By WAI MOE | The United Nations Postal Administration (UNPA) will in February issue commemorative stamps marking the 100th anniversary of U Thant’s birth, according to the UNPA website.
The UNPA said that the U Thant postage stamp will be released on February 6, 2009, in three currencies— US dollars, Swiss francs and Euros. The prices of the stamp will be US $ 0.94, Swiss francs 1.30 and € 1.15 respectively.

U Thant, the secretary-general of the UN from 1961 to 1971, was born in Pantanaw, in the Irrawaddy delta in Burma on January 22, 1909.

During his younger years, he mainly wrote commentaries and editorials for newspapers and magazines in Burma.

After Burma’s independence in 1948 he was appointed Director of Broadcasting by then Prime Minister U Nu. From 1957 to 1961 he represented Burma at the UN, before he was unanimously appointed UN secretary-general.

He was the first Asian to hold the position, the only other being current UN Secretary-General Ban Ki-moon who is from South Korea.

During his two-term tenure as UN chief, U Thant was widely recognized by the international community for resolving the Cuban Missile Crisis and the civil war in the Congo.

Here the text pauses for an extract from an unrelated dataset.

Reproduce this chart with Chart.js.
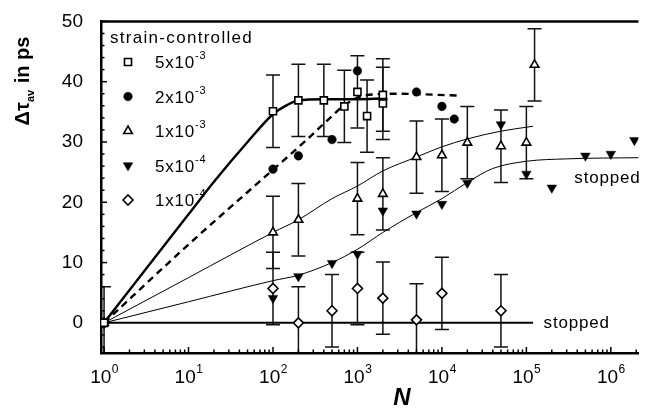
<!DOCTYPE html>
<html>
<head>
<meta charset="utf-8">
<script src="https://cdn.jsdelivr.net/npm/chart.js@4.4.0/dist/chart.umd.min.js"></script>
<style>
  html, body { margin: 0; padding: 0; background: #fff; }
  #wrap { width: 645px; height: 415px; }
</style>
</head>
<body>
<div id="wrap"><canvas id="chart" width="645" height="415"></canvas></div>
<script>
const FONT = "'Liberation Sans', Arial, sans-serif";

// measured points, strain amplitude 5x10^-3 (open squares)
const sqN   = [1, 100, 200, 400, 700, 1000, 1300, 2000, 2000];
const sqY   = [0, 35.1, 36.9, 36.9, 35.9, 38.3, 34.3, 37.8, 36.4];
const sqErr = [0, 6, 6, 6, 6, 6, 6, 6, 6];

// 2x10^-3 (filled circles)
const ciN = [1, 100, 200, 500, 1000, 2000, 5000, 10000, 14000];
const ciY = [0, 25.5, 27.7, 30.4, 41.8, 37.1, 38.3, 35.9, 33.8];

// 1x10^-3 (open triangles)
const tuN   = [1, 100, 200, 1000, 2000, 5000, 10000, 20000, 50000, 100000, 125000];
const tuY   = [0, 15.0, 17.1, 20.6, 21.4, 27.5, 27.8, 29.9, 29.3, 29.9, 42.8];
const tuErr = [0, 6, 6, 6, 6, 6, 6, 6, 6, 6, 6];

// 5x10^-4 (filled down triangles)
const tdN = [1, 100, 200, 500, 1000, 2000, 5000, 10000, 20000, 50000, 100000, 200000, 500000, 1000000, 1900000];
const tdY = [0, 4.1, 7.7, 9.9, 11.4, 18.6, 18.1, 19.7, 23.2, 32.9, 24.7, 22.4, 27.7, 28.0, 30.3];

// 1x10^-4 (open diamonds)
const diN   = [1, 100, 200, 500, 1000, 2000, 5000, 10000, 50000];
const diY   = [0, 5.7, 0, 2.0, 5.7, 4.1, 0.5, 4.9, 2.0];
const diErr = [6, 6, 6, 6, 6, 6, 6, 6, 6];

// fitted curves
const fit5N = [1, 3, 10, 20, 50, 100, 150, 200, 400, 1000, 2000];
const fit5Y = [0, 8.6, 18.0, 23.4, 30.0, 34.6, 36.2, 36.9, 37.1, 37.1, 37.2];
const fit2N = [1, 10, 55, 100, 235, 500, 700, 1200, 3000, 15000];
const fit2Y = [0, 13.0, 22.2, 25.4, 30.0, 34.3, 36.1, 37.7, 38.0, 37.7];
const fit1N = [1, 10, 100, 200, 500, 1000, 2000, 5000, 10000, 20000, 50000, 120000];
const fit1Y = [0, 7.5, 15.0, 17.1, 20.6, 22.7, 25.2, 27.5, 29.2, 30.5, 31.8, 32.6];
const fitHN = [1, 10, 100, 200, 500, 1000, 2000, 5000, 10000, 20000, 40000, 100000, 300000, 2200000];
const fitHY = [0, 3.5, 7.0, 7.9, 10.0, 12.2, 15.0, 18.3, 20.6, 23.3, 25.6, 26.8, 27.2, 27.4];
const stopN = [1, 120000];
const stopY = [0, 0];

const xTicks = [1, 10, 100, 1e3, 1e4, 1e5, 1e6];
const yTicks = [0, 10, 20, 30, 40, 50];

const legendTitle = 'strain-controlled';
const legendBase = ['5x10', '2x10', '1x10', '5x10', '1x10'];
const legendExp  = ['-3', '-3', '-3', '-4', '-4'];

function pts(xs, ys) {
  return xs.map(function(x, i) { return { x: x, y: ys[i] }; });
}

function marker(label, data, style, radius, fill, errors, rot) {
  return {
    label: label,
    data: data,
    errors: errors,
    showLine: false,
    pointStyle: style,
    pointRadius: radius,
    pointRotation: rot || 0,
    pointBackgroundColor: fill,
    pointBorderColor: '#000',
    pointBorderWidth: fill === '#fff' ? 1.6 : 0.5,
    isMarker: true
  };
}

function curve(data, width, dash) {
  return {
    data: data,
    showLine: true,
    pointRadius: 0,
    borderColor: '#000',
    borderWidth: width,
    borderDash: dash || [],
    cubicInterpolationMode: 'monotone'
  };
}

// error bars, drawn under the markers
const errorBars = {
  id: 'errorBars',
  beforeDatasetsDraw(chart) {
    const ctx = chart.ctx, area = chart.chartArea;
    const x = chart.scales.x, y = chart.scales.y;
    ctx.save();
    ctx.beginPath();
    ctx.rect(area.left, area.top, area.right - area.left, area.bottom - area.top);
    ctx.clip();
    ctx.strokeStyle = '#111';
    ctx.lineWidth = 1.5;
    chart.data.datasets.forEach(function(ds) {
      if (!ds.errors) return;
      ds.data.forEach(function(p, i) {
        const e = ds.errors[i];
        if (!e) return;
        const px = x.getPixelForValue(p.x);
        const t = y.getPixelForValue(p.y + e);
        const b = y.getPixelForValue(p.y - e);
        ctx.beginPath();
        ctx.moveTo(px, t); ctx.lineTo(px, b);
        ctx.moveTo(px - 7, t); ctx.lineTo(px + 7, t);
        ctx.moveTo(px - 7, b); ctx.lineTo(px + 7, b);
        ctx.stroke();
      });
    });
    ctx.restore();
  }
};

// frame, inward ticks, tick labels with exponents, legend, titles and notes
const decor = {
  id: 'decor',
  beforeDatasetsDraw(chart) {
    const ctx = chart.ctx, area = chart.chartArea;
    const x = chart.scales.x, y = chart.scales.y;
    ctx.save();
    ctx.strokeStyle = '#000';

    // top frame line
    ctx.lineWidth = 2.5;
    ctx.beginPath();
    ctx.moveTo(area.left, area.top);
    ctx.lineTo(area.right, area.top);
    ctx.stroke();

    // y ticks every 2, major every 10
    ctx.lineWidth = 1.5;
    for (let v = -4; v <= 50; v += 2) {
      const py = y.getPixelForValue(v);
      const len = v % 10 === 0 ? 6 : 3.5;
      ctx.beginPath();
      ctx.moveTo(area.left, py);
      ctx.lineTo(area.left + len, py);
      ctx.stroke();
    }
    // x ticks, log minors
    for (let d = 0; d <= 6; d++) {
      for (let k = 1; k <= 9; k++) {
        const v = k * Math.pow(10, d);
        if (v > x.max) break;
        const px = x.getPixelForValue(v);
        const len = k === 1 ? 6 : 3.5;
        ctx.beginPath();
        ctx.moveTo(px, area.bottom);
        ctx.lineTo(px, area.bottom - len);
        ctx.stroke();
      }
    }

    // x tick labels: 10 with raised exponent
    ctx.fillStyle = '#000';
    ctx.textAlign = 'left';
    ctx.textBaseline = 'alphabetic';
    xTicks.forEach(function(v) {
      const e = String(Math.round(Math.log10(v)));
      ctx.font = '19px ' + FONT;
      const wb = ctx.measureText('10').width;
      ctx.font = '12px ' + FONT;
      const we = ctx.measureText(e).width;
      const left = x.getPixelForValue(v) - (wb + we) / 2;
      ctx.font = '19px ' + FONT;
      ctx.fillText('10', left, 383);
      ctx.font = '12px ' + FONT;
      ctx.fillText(e, left + wb + 0.5, 373);
    });

    // legend
    ctx.font = '17px ' + FONT;
    ctx.letterSpacing = '1.3px';
    ctx.fillText(legendTitle, 110, 43);
    ctx.letterSpacing = '0.8px';
    const markers = chart.data.datasets.filter(function(ds) { return ds.isMarker; });
    markers.forEach(function(ds, i) {
      const cy = 62 + i * 34.5;
      ctx.fillStyle = ds.pointBackgroundColor;
      ctx.strokeStyle = '#000';
      ctx.lineWidth = ds.pointBorderWidth;
      Chart.helpers.drawPoint(ctx, {
        pointStyle: ds.pointStyle,
        radius: ds.pointRadius,
        rotation: ds.pointRotation,
        borderWidth: ds.pointBorderWidth
      }, 128, cy);
      ctx.fillStyle = '#000';
      ctx.font = '17px ' + FONT;
      ctx.fillText(legendBase[i], 155, cy + 6);
      const w = ctx.measureText(legendBase[i]).width;
      ctx.font = '11px ' + FONT;
      ctx.fillText(legendExp[i], 155 + w, cy - 3);
    });

    // "stopped" notes
    ctx.font = '17px ' + FONT;
    ctx.textBaseline = 'middle';
    ctx.fillText('stopped', x.getPixelForValue(1.6e5), y.getPixelForValue(0));
    ctx.fillText('stopped', x.getPixelForValue(3.7e5), y.getPixelForValue(24));
    ctx.letterSpacing = '0px';

    // y title: Δτ_av in ps
    ctx.save();
    ctx.translate(29, 81);
    ctx.rotate(-Math.PI / 2);
    ctx.textBaseline = 'alphabetic';
    const big = 'bold 20px ' + FONT, small = 'bold 11px ' + FONT;
    ctx.font = big;
    const w1 = ctx.measureText('\u0394\u03c4').width;
    const w3 = ctx.measureText(' in ps').width;
    ctx.font = small;
    const w2 = ctx.measureText('av').width + 1;
    const sx = -(w1 + w2 + w3) / 2;
    ctx.font = big;
    ctx.fillText('\u0394\u03c4', sx, 0);
    ctx.font = small;
    ctx.fillText('av', sx + w1, 5);
    ctx.font = big;
    ctx.fillText(' in ps', sx + w1 + w2, 0);
    ctx.restore();

    // x title
    ctx.font = 'italic bold 24px ' + FONT;
    ctx.textAlign = 'center';
    ctx.textBaseline = 'middle';
    ctx.fillText('N', 402, 398);

    ctx.restore();
  }
};

const datasets = [
  marker(legendBase[0] + legendExp[0], pts(sqN, sqY), 'rect', 5, '#fff', sqErr),
  marker(legendBase[1] + legendExp[1], pts(ciN, ciY), 'circle', 4.3, '#000'),
  marker(legendBase[2] + legendExp[2], pts(tuN, tuY), 'triangle', 5, '#fff', tuErr),
  marker(legendBase[3] + legendExp[3], pts(tdN, tdY), 'triangle', 5.5, '#000', null, 180),
  marker(legendBase[4] + legendExp[4], pts(diN, diY), 'rectRot', 5, '#fff', diErr),
  curve(pts(fit5N, fit5Y), 2.4),
  curve(pts(fit2N, fit2Y), 2.4, [7, 5]),
  curve(pts(fit1N, fit1Y), 1),
  curve(pts(fitHN, fitHY), 1),
  curve(pts(stopN, stopY), 2)
];

new Chart(document.getElementById('chart'), {
  type: 'scatter',
  data: { datasets: datasets },
  options: {
    responsive: false,
    animation: false,
    layout: { padding: { top: 19, right: 0, left: 0, bottom: 0 } },
    plugins: { legend: { display: false }, tooltip: { enabled: false } },
    scales: {
      x: {
        type: 'logarithmic',
        min: 0.92,
        max: 2.12e6,
        afterBuildTicks: function(scale) {
          scale.ticks = xTicks.map(function(v) { return { value: v, major: true }; });
        },
        afterFit: function(scale) { scale.height = 62; },
        grid: { display: false },
        border: { display: true, color: '#000', width: 2.5 },
        ticks: { display: false }
      },
      y: {
        min: -5,
        max: 50,
        afterBuildTicks: function(scale) {
          scale.ticks = yTicks.map(function(v) { return { value: v }; });
        },
        afterFit: function(scale) { scale.width = 101; },
        grid: { display: false },
        border: { display: true, color: '#000', width: 2.5 },
        ticks: {
          color: '#000',
          padding: 10,
          font: { family: FONT, size: 19 }
        }
      }
    }
  },
  plugins: [errorBars, decor]
});
</script>
</body>
</html>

He was the founder of many UN development and environmental agencies, funds and programs, including the UN Development Program (UNDP), the UN University, the United Nations Conference on Trade and Development (UNCTAD), the United Nations Institute for Training and Research (UNITAR) and the UN Environmental Program.

He died on November 25, 1974. His funeral marked a significant page in Burma’s history. The ceremony turned into an uprising known as the “U Thant Affair.” in Burma.

Tens of thousands of protesters were angry because the then Burmese regime, headed by late dictator Ne Win, failed to honor the great diplomat’s final journey.

On the day of his funeral, December 5, 1974, thousands of Burmese students overturned the government’s plan to bury U Thant at an ordinary cemetery in Rangoon. The students snatched the coffin and carried it to the University of Rangoon and buried him there.

On December 11, security forces brutally stormed the university campus and removed U Thant's coffin from the campus. During the raid, dozens of protesters are believed to have been killed.

Burma’s state-run media have not as yet made any mention of the honor bestowed on U Thant and the country by the UN. However, a Rangoon-based weekly, Biweekly Eleven, reported the news on its front page this week.